多模态DeepSeek？Align-DS-V初体验~

最新推荐文章于 2025-04-25 10:30:00 发布

自动驾驶之心

最新推荐文章于 2025-04-25 10:30:00 发布

阅读量486

点赞数

原文链接：https://mp.weixin.qq.com/s?__biz=Mzg2NzUxNTU1OA==&mid=2247654589&idx=4&sn=dc4723a2eb9165bb9187683500616e33&chksm=cfd0a7ac5ff10305d870e7be2153324bd1730b5ff45ea43d9a56446581025c72757109c04a6c&scene=126&sessionid=0

版权

作者 | 张小白编辑 | 自动驾驶之心

原文链接：https://zhuanlan.zhihu.com/p/21823562679

点击下方卡片，关注“自动驾驶之心”公众号

戳我-> 领取自动驾驶近15个方向学习路线

>>点击进入→自动驾驶之心『大模型』技术交流群

本文只做学术分享，如有侵权，联系删文

1、背景

参考

m.aitntnews.com/newDetail.html?newId=11039

DeepDeek-R1多模态版本Align-DS-V开源地址：

huggingface.co/PKU-Alignment/Align-DS-V

2、准备conda环境（python3.10，后来发现准备错了）

conda create -n transformer python=3.10 -y

conda activate transformer

pip install transformers

3、下载模型

export HF_ENDPOINT=https://hf-mirror.com
huggingface-cli download PKU-Alignment/Align-DS-V --resume-download  --local-dir /home/zhanghui/models

好像下载的位置有点问题，做一下迁移：

cd /home/zhanghui/models

mkdir -p PKU-Alignment/Align-DS-V

mv *.json PKU-Alignment/Align-DS-V/

mv pytorch_model.bin PKU-Alignment/Align-DS-V/

mv README.md PKU-Alignment/Align-DS-V/

mv assets PKU-Alignment/Align-DS-V/

mv .gitattributes PKU-Alignment/Align-DS-V/

4、安装align-anything框架（这是训练和评估用的，现在貌似用不着）

git clone git@github.com:PKU-Alignment/align-anything.git

git clone https://github.com/PKU-Alignment/align-anything

nvcc -V

conda install nvidia/label/cuda-12.3.0::cuda

#export CUDA_HOME=$CONDA_PREFIX

cd align-anything

pip install -e .[all]

安装pytorch：

pip3 install torch torchvision torchaudio

检查torch是否支持GPU：

再来：

pip install -e .[all]

唉，白忙了。真的需要python 3.11

5、准备conda环境（python3.11，这回有用）

重复以上操作：（换成3.11）

conda create -n transformer311 python=3.11 -y

conda activate transformer311

conda install nvidia/label/cuda-12.3.0::cuda

pip3 install torch torchvision torchaudio

#pip install transformers

cd align-anything

pip install -e .[all]

此时pytorch出问题了：

重新安装torch

pip3 install torch torchvision torchaudio --force-reinstall

查看pytorch是否支持GPU:

记住要随时检查pytorch是否支持gpu，否则没准模型就要到cpu上跑了。

6、准备验证的DEMO代码

vi run_Align_DS_V_demo.py

import requests
from PIL import Image

import torch
from transformers import AutoProcessor, LlavaForConditionalGeneration

model_id = "/home/zhanghui/models/PKU-Alignment/Align-DS-V"
model = LlavaForConditionalGeneration.from_pretrained(
    model_id, 
    torch_dtype=torch.float16, 
    low_cpu_mem_usage=True, 
).to(0)

processor = AutoProcessor.from_pretrained(model_id)
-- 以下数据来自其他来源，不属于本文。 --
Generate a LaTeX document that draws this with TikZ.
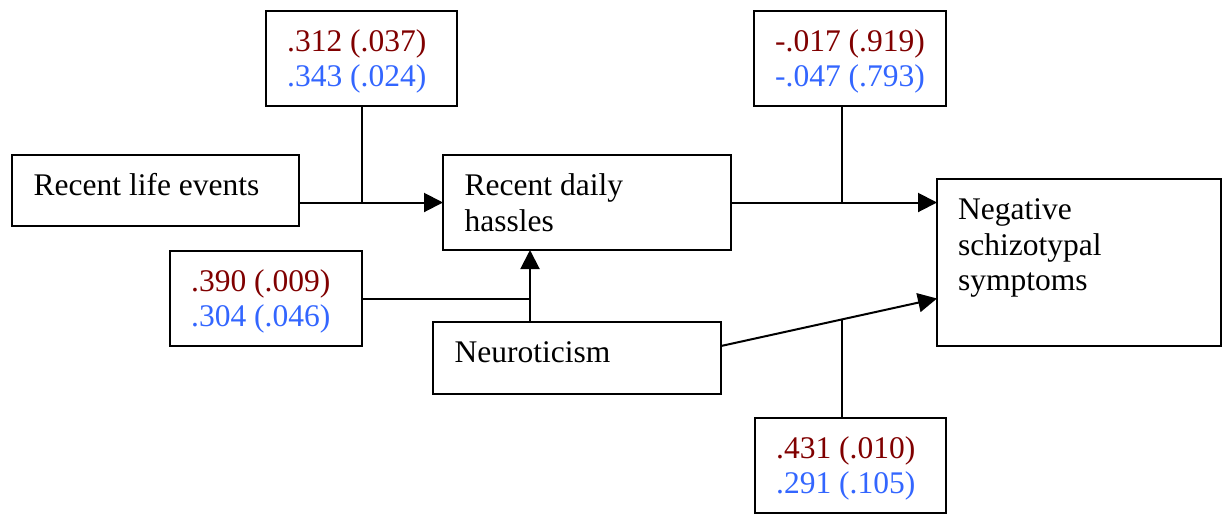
\documentclass[tikz,border=0pt]{standalone}
\usepackage{fontspec}
\setmainfont{Liberation Serif}
\usetikzlibrary{arrows.meta}
\usetikzlibrary{calc}
\usetikzlibrary{positioning}

\definecolor{estred}{RGB}{128,0,0}
\definecolor{estblue}{RGB}{51,102,255}

\tikzset{
  box/.style={draw, line width=2pt, inner sep=0pt, outer sep=0pt, anchor=north west},
  txt/.style={anchor=north west, inner sep=0pt, align=left,
    font=\fontsize{31.5}{35.5}\selectfont},
  link/.style={line width=2pt},
  arrowlink/.style={link, -{Triangle[length=19pt, width=19pt]}}
}

\newcommand{\tstrut}{\rule{0pt}{24pt}}

\begin{document}
\begin{tikzpicture}[x=1pt, y=-1pt]
  \useasboundingbox (0,0) rectangle (1223,515);

  \newcommand{\est}[2]{\tstrut\textcolor{estred}{#1}\\\textcolor{estblue}{#2}}

  % variable boxes
  \node[box, minimum width=287pt, minimum height=71pt] (life) at (12,155) {};
  \node[box, minimum width=288pt, minimum height=95pt] (hassles) at (443,155) {};
  \node[box, minimum width=288pt, minimum height=72pt] (neuro) at (433,322) {};
  \node[box, minimum width=284pt, minimum height=167pt] (neg) at (937,179) {};

  \node[txt] (lifetxt) at ([shift={(21.5,16.5)}]life.north west) {\tstrut Recent life events};
  \node[txt] (hasslestxt) at ([shift={(21.5,16.5)}]hassles.north west) {\tstrut Recent daily\\hassles};
  \node[txt] (neurotxt) at ([shift={(21.5,16.5)}]neuro.north west) {\tstrut Neuroticism};
  \node[txt] (negtxt) at ([shift={(21,16.5)}]neg.north west) {\tstrut Negative\\schizotypal\\symptoms};

  % estimate boxes
  \node[box, minimum width=191pt, minimum height=95pt] (ca) at (266,11) {};
  \node[box, minimum width=192pt, minimum height=95pt] (cb) at (754,11) {};
  \node[box, minimum width=192pt, minimum height=95pt] (cc) at (170,251) {};
  \node[box, minimum width=191pt, minimum height=95pt] (cd) at (755,418) {};

  \node[txt] (catxt) at ([shift={(21,16)}]ca.north west) {\est{.312 (.037)}{.343 (.024)}};
  \node[txt] (cbtxt) at ([shift={(21,16)}]cb.north west) {\est{-.017 (.919)}{-.047 (.793)}};
  \node[txt] (cctxt) at ([shift={(21,16)}]cc.north west) {\est{.390 (.009)}{.304 (.046)}};
  \node[txt] (cdtxt) at ([shift={(21,16)}]cd.north west) {\est{.431 (.010)}{.291 (.105)}};

  % paths
  \coordinate (jb) at (842,0);
  \coordinate (jc) at (530,0);
  \coordinate (ns) at (721,346);
  \coordinate (ne) at (937,298.5);
  \coordinate (jd) at ($(ns)!0.56!(ne)$);

  \draw[arrowlink] (life.east |- hassles.west) -- (hassles.west);
  \draw[link] (ca.south) -- (ca.south |- hassles.west);

  \draw[arrowlink] (hassles.east) -- (neg.west |- hassles.east);
  \draw[link] (cb.south -| jb) -- (jb |- hassles.east);

  \draw[arrowlink] (neuro.north -| jc) -- (hassles.south -| jc);
  \draw[link] (cc.east) -- (cc.east -| jc);

  \draw[arrowlink] (ns) -- (ne);
  \draw[link] (cd.north -| jd) -- (jd);
\end{tikzpicture}
\end{document}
# Define a chat history and use `apply_chat_template` to get correctly formatted prompt
# Each value in "content" has to be a list of dicts with types ("text", "image") 
conversation = [
    {

      "role": "user",
      "content": [
          {"type": "text", "text": "What is the result of this problem?"},
          {"type": "image"},
        ],
    },
]
prompt = processor.apply_chat_template(conversation, add_generation_prompt=True)

image_file = "/home/zhanghui/models/PKU-Alignment/Align-DS-V/assets/demo.jpg" # in this repo
raw_image = Image.open(image_file)
inputs = processor(images=raw_image, text=prompt, return_tensors='pt').to(0, torch.float16)

output = model.generate(**inputs, max_new_tokens=4096, do_sample=False)
print(processor.decode(output[0], skip_special_tokens=True))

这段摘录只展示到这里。